O Conselho Estadual de Recursos Hídricos (CRH) já homologou a proposta de enquadramento das águas superficiais da Bacia do Passo Fundo.

O Conselho Estadual de Recursos Hídricos (CRH) já homologou a proposta de enquadramento das águas superficiais que estabelece os parâmetros de qualidade para o uso dos recursos hídricos na Bacia Hidrográfica do Rio Passo Fundo para os próximos 20 anos.
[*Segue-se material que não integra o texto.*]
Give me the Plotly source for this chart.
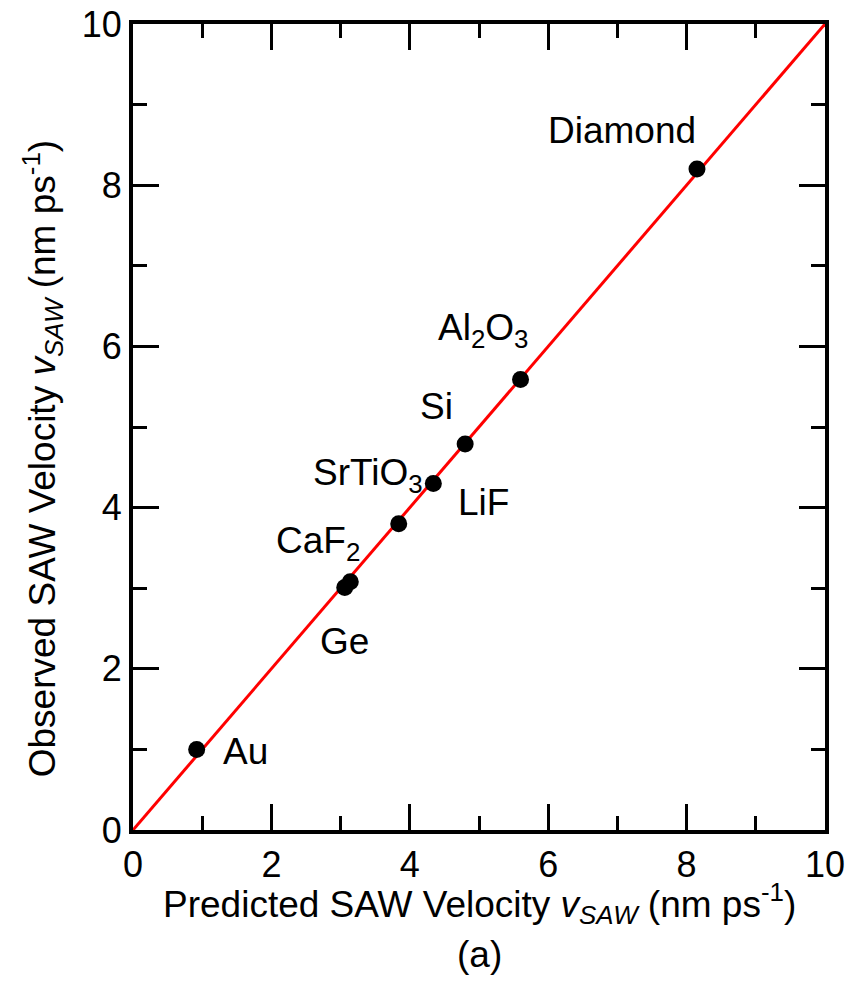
import plotly.graph_objects as go

materials = ["Au", "Ge", "CaF<sub>2</sub>", "SrTiO<sub>3</sub>", "LiF", "Si", "Al<sub>2</sub>O<sub>3</sub>", "Diamond"]
predicted = [0.92, 3.06, 3.14, 3.84, 4.34, 4.80, 5.60, 8.15]
observed = [1.00, 3.01, 3.08, 3.80, 4.30, 4.79, 5.59, 8.20]
label_x = [1.62, 3.06, 2.67, 3.40, 5.07, 4.39, 5.06, 7.07]
label_y = [0.97, 2.34, 3.56, 4.40, 4.06, 5.26, 6.20, 8.68]
fit_x = [0, 10]
fit_y = [0, 10]
tick_vals = [0, 2, 4, 6, 8, 10]
x_title = "Predicted SAW Velocity <i>v</i><sub><i>SAW</i></sub> (nm ps<sup>-1</sup>)"
y_title = "Observed SAW Velocity <i>v</i><sub><i>SAW</i></sub> (nm ps<sup>-1</sup>)"
panel_label = "(a)"

FONT = "Liberation Sans, Arial, sans-serif"

fig = go.Figure()
fig.add_trace(go.Scatter(x=fit_x, y=fit_y, mode="lines",
                         line=dict(color="#ff0000", width=3), showlegend=False))
fig.add_trace(go.Scatter(x=predicted, y=observed, mode="markers",
                         marker=dict(color="black", size=17), showlegend=False))

for name, lx, ly in zip(materials, label_x, label_y):
    fig.add_annotation(x=lx, y=ly, text=name, showarrow=False,
                       font=dict(family=FONT, size=37, color="black"),
                       xanchor="center", yanchor="middle")

fig.add_annotation(x=0.5, y=-0.0906, xref="paper", yref="paper", text=x_title,
                   showarrow=False, font=dict(family=FONT, size=37, color="black"),
                   xanchor="center", yanchor="middle")
fig.add_annotation(x=-0.1315, y=0.46, xref="paper", yref="paper", text=y_title,
                   textangle=-90, showarrow=False,
                   font=dict(family=FONT, size=37, color="black"),
                   xanchor="center", yanchor="middle")
fig.add_annotation(x=0.5, y=-0.155, xref="paper", yref="paper", text=panel_label,
                   showarrow=False, font=dict(family=FONT, size=37, color="black"),
                   xanchor="center", yanchor="middle")

axis_common = dict(
    range=[0, 10], tickvals=tick_vals, ticks="inside", ticklen=26, tickwidth=3,
    tickcolor="black", showline=True, linecolor="black", linewidth=4,
    mirror="ticks", showgrid=False, zeroline=False, automargin=False,
    tickfont=dict(family=FONT, size=36, color="black"),
    minor=dict(ticks="inside", ticklen=14, tickwidth=3, tickcolor="black", dtick=1, showgrid=False),
)

fig.update_layout(
    template="none",
    width=850, height=981,
    margin=dict(l=133, r=25, t=24, b=151),
    plot_bgcolor="white", paper_bgcolor="white",
    font=dict(family=FONT, size=36, color="black"),
    xaxis=dict(**axis_common),
    yaxis=dict(**axis_common),
)

fig.write_html("out.html")
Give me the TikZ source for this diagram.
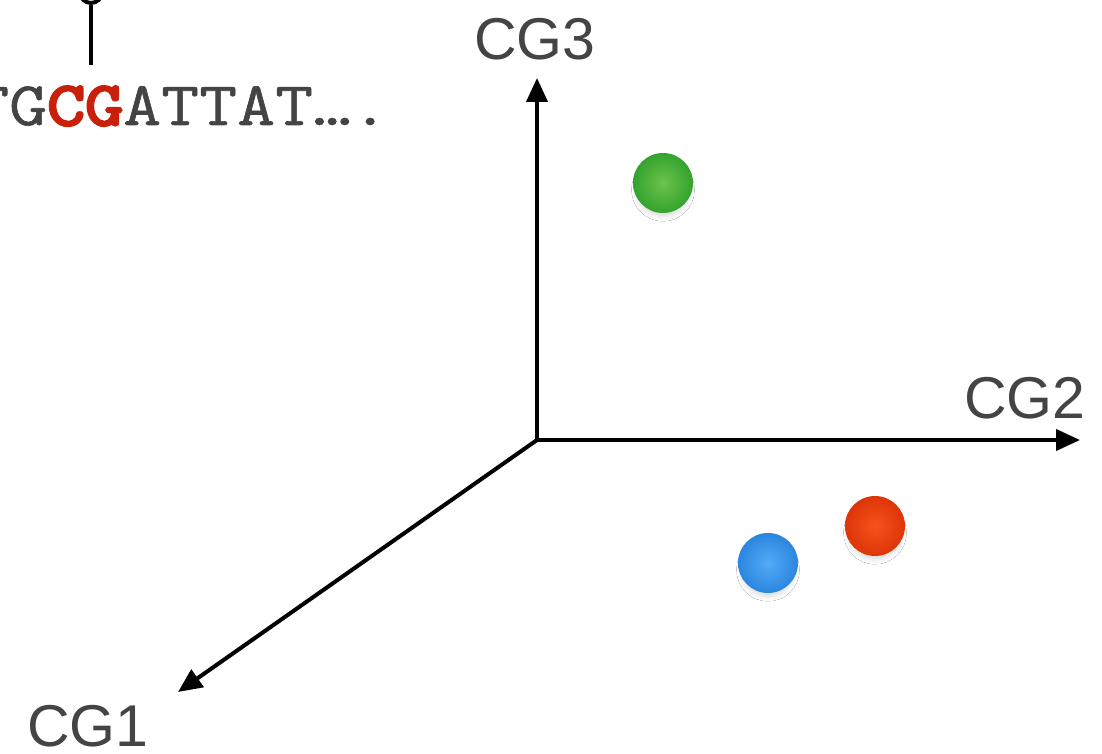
\documentclass[tikz,border=0pt]{standalone}
\usepackage{fontspec}
\setmainfont{Liberation Sans}
\newfontfamily\seqfont[FakeStretch=1.19,FakeBold=1]{Latin Modern Mono}
\newfontfamily\seqbold[FakeStretch=1.19,FakeBold=4.5]{Latin Modern Mono}
\usetikzlibrary{arrows.meta,shadows.blur}
\definecolor{labelgray}{HTML}{444444}
\definecolor{cpgred}{HTML}{C8200A}
\definecolor{gdark}{HTML}{33A32E}
\definecolor{glight}{HTML}{6CC24A}
\definecolor{rdark}{HTML}{DD3508}
\definecolor{rlight}{HTML}{F7521C}
\definecolor{bdark}{HTML}{2A86DE}
\definecolor{blight}{HTML}{55AAF7}
\tikzset{
  axis/.style={line width=4pt,-{Triangle[length=24pt,width=21pt]}},
  axislabel/.style={text=labelgray,font=\fontsize{59}{63}\selectfont,inner sep=0pt},
  ball/.style 2 args={circle,minimum size=60pt,inner sep=0pt,
    shading=radial,inner color=#2,outer color=#1,
    blur shadow={shadow xshift=0pt,shadow yshift=-8pt,shadow scale=0.85,
      shadow blur radius=7pt,shadow blur steps=10,shadow opacity=18}},
}
\begin{document}
\begin{tikzpicture}[x=1pt,y=-1pt]
\useasboundingbox[fill=white] (0,0) rectangle (1102,754);
% methylation pin over the sequence
\node[circle,draw,line width=4pt,fill=white,minimum size=22pt,inner sep=0pt] (pin) at (91,-8) {};
\coordinate (pinfoot) at (91,65);
\draw[line width=4pt] (pin.south) -- (pinfoot);
\node[anchor=base west,inner sep=0pt,text=labelgray,font=\seqfont\fontsize{62}{66}\selectfont] (seq) at (-29,125)
  {TG{\seqbold\color{cpgred}CG}ATTAT….};
% axes
\coordinate (o) at (537,440);
\coordinate (z) at (537,78);
\coordinate (y) at (1080,440);
\coordinate (x) at (178,692);
\draw[axis] (o) -- (z);
\draw[axis] (o) -- (y);
\draw[axis] (o) -- (x);
\node[axislabel] (l3) at (535,39) {CG3};
\node[axislabel] (l2) at (1025,398) {CG2};
\node[axislabel] (l1) at (88,726) {CG1};
% samples
\node[ball={gdark}{glight}] (g) at (663,183) {};
\node[ball={rdark}{rlight}] (r) at (875,526) {};
\node[ball={bdark}{blight}] (b) at (768,563) {};
\end{tikzpicture}
\end{document}
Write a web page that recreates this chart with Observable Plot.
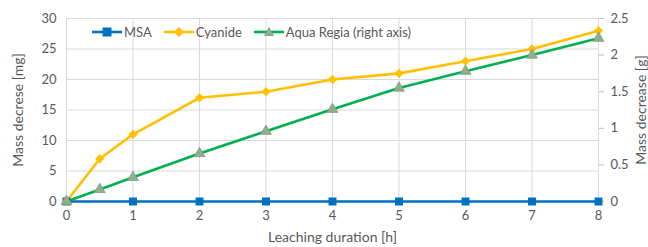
<!DOCTYPE html>
<html>
<head>
<meta charset="utf-8">
<script src="https://cdn.jsdelivr.net/npm/d3@7"></script>
<script src="https://cdn.jsdelivr.net/npm/@observablehq/plot@0.6"></script>
<style>
  html, body { margin: 0; padding: 0; background: #fff; }
  #wrap { position: relative; width: 648px; height: 247px; font-family: Lato, "Open Sans", sans-serif; }
  #legend { position: absolute; top: 24px; left: 92px; display: flex; align-items: center; font-size: 13px; color: #595959; }
  #legend .item { display: flex; align-items: center; margin-right: 12px; }
  #legend svg { margin-right: 2px; }
</style>
</head>
<body>
<div id="wrap"><div id="legend"></div></div>
<script>
const hours      = [0, 0.5, 1, 2, 3, 4, 5, 6, 7, 8];
const msaMg      = [0, null, 0, 0, 0, 0, 0, 0, 0, 0];
const cyanideMg  = [0, 7, 11, 17, 18, 20, 21, 23, 25, 28];
const aquaRegiaG = [0, 0.165, 0.33, 0.655, 0.96, 1.26, 1.55, 1.78, 2.0, 2.23];
const xTicks     = [0, 1, 2, 3, 4, 5, 6, 7, 8];
const leftTicks  = [0, 5, 10, 15, 20, 25, 30];
const rightTicks = [0, 0.5, 1, 1.5, 2, 2.5];
const seriesNames = ["MSA", "Cyanide", "Aqua Regia (right axis)"];
const colors = { "MSA": "#0070C0", "Cyanide": "#FFC000", "Aqua Regia (right axis)": "#00B050" };

const leftMax = 30, rightMax = 2.5;
const k = leftMax / rightMax; // mg-axis units per g-axis unit

const msa = hours.map((h, i) => ({h, v: msaMg[i]})).filter(d => d.v !== null);
const cyan = hours.map((h, i) => ({h, v: cyanideMg[i]}));
const aqua = hours.map((h, i) => ({h, v: aquaRegiaG[i] * k}));

const font = "Lato, 'Open Sans', sans-serif";
const chart = Plot.plot({
  width: 648,
  height: 247,
  marginLeft: 66,
  marginRight: 50,
  marginTop: 18,
  marginBottom: 46,
  style: { fontFamily: font, fontSize: "13px", color: "#595959", background: "#fff" },
  x: { domain: [0, 8] },
  y: { domain: [0, leftMax] },
  marks: [
    Plot.gridX(xTicks, { stroke: "#d9d9d9", strokeOpacity: 1 }),
    Plot.gridY(leftTicks, { stroke: "#d9d9d9", strokeOpacity: 1 }),
    Plot.axisX({ ticks: xTicks, tickSize: 0, tickPadding: 9, label: null, fontSize: 13 }),
    Plot.axisY({ anchor: "left", ticks: leftTicks, tickSize: 0, tickPadding: 10, label: null, fontSize: 13 }),
    Plot.axisY({ anchor: "right", ticks: rightTicks.map(g => g * k), tickFormat: d => String(+(d / k).toFixed(2)), tickSize: 5, tickPadding: 7, label: null, fontSize: 13, stroke: "#bfbfbf" }),
    Plot.line(aqua, { x: "h", y: "v", stroke: colors["Aqua Regia (right axis)"], strokeWidth: 2.6 }),
    Plot.line(cyan, { x: "h", y: "v", stroke: colors["Cyanide"], strokeWidth: 2.6 }),
    Plot.line(msa, { x: "h", y: "v", stroke: colors["MSA"], strokeWidth: 2.6 }),
    Plot.dot(msa, { x: "h", y: "v", symbol: "square", r: 4.5, fill: colors["MSA"], stroke: "none" }),
    Plot.dot(cyan, { x: "h", y: "v", symbol: "diamond2", r: 4.2, fill: colors["Cyanide"], stroke: "none" }),
    Plot.dot(aqua, { x: "h", y: "v", symbol: "triangle", r: 4, fill: "#8fb08f", stroke: "#7f9a7f", strokeWidth: 0.8 }),
    Plot.text(["Leaching duration [h]"], { frameAnchor: "bottom", dy: 40, fontSize: 14, fill: "#595959" }),
    Plot.text(["Mass decrese [mg]"], { frameAnchor: "left", textAnchor: "middle", dx: -48, rotate: -90, fontSize: 14, fill: "#595959" }),
    Plot.text(["Mass decrease [g]"], { frameAnchor: "right", textAnchor: "middle", dx: 43, rotate: -90, fontSize: 14, fill: "#595959" })
  ]
});
document.getElementById("wrap").prepend(chart);
chart.style.position = "absolute"; chart.style.left = "0"; chart.style.top = "0";

const legend = document.getElementById("legend");
const markerSvg = {
  "MSA": `<rect x="10.5" y="3.5" width="9" height="9" fill="${colors.MSA}"/>`,
  "Cyanide": `<path d="M15 3 L20 8 L15 13 L10 8 Z" fill="${colors.Cyanide}"/>`,
  "Aqua Regia (right axis)": `<path d="M15 3.5 L19.5 11.5 L10.5 11.5 Z" fill="#8fb08f" stroke="#7f9a7f" stroke-width="0.8"/>`
};
seriesNames.forEach(name => {
  const it = document.createElement("div");
  it.className = "item";
  it.innerHTML = `<svg width="30" height="16"><line x1="0" x2="30" y1="8" y2="8" stroke="${colors[name]}" stroke-width="2.6"/>${markerSvg[name]}</svg><span>${name}</span>`;
  legend.appendChild(it);
});
</script>
</body>
</html>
Segundo o ex-presidente do Comitê da Bacia Hidrográfica do Rio Passo Fundo, Claud Goellner, esse enquadramento deve ser seguido por todos os municípios e usuários da água de modo a garantir quantidade e qualidade de água para as atuais e futuras gerações.



Apesar disso, o processo de urbanização da região prossegue e o projeto de ampliação do aeroporto anda de mãos dadas com projetos de instalação de empresas naquela área cercada de nascentes que ajudam a formar boa parte das bacias hidrográficas do Estado. Por enquanto, o assunto é desconhecido pela imensa maioria da população, embora lhe diga respeito diretamente. As disputas envolvendo a água aproximam-se cada vez mais do nosso cotidiano. Vale a pena acompanhar com atenção o que está acontecendo em Passo Fundo, antes que seja tarde demais para deter processos de destruição de recursos naturais vitais para o equilíbrio ambiental, social e mesmo econômico do Estado.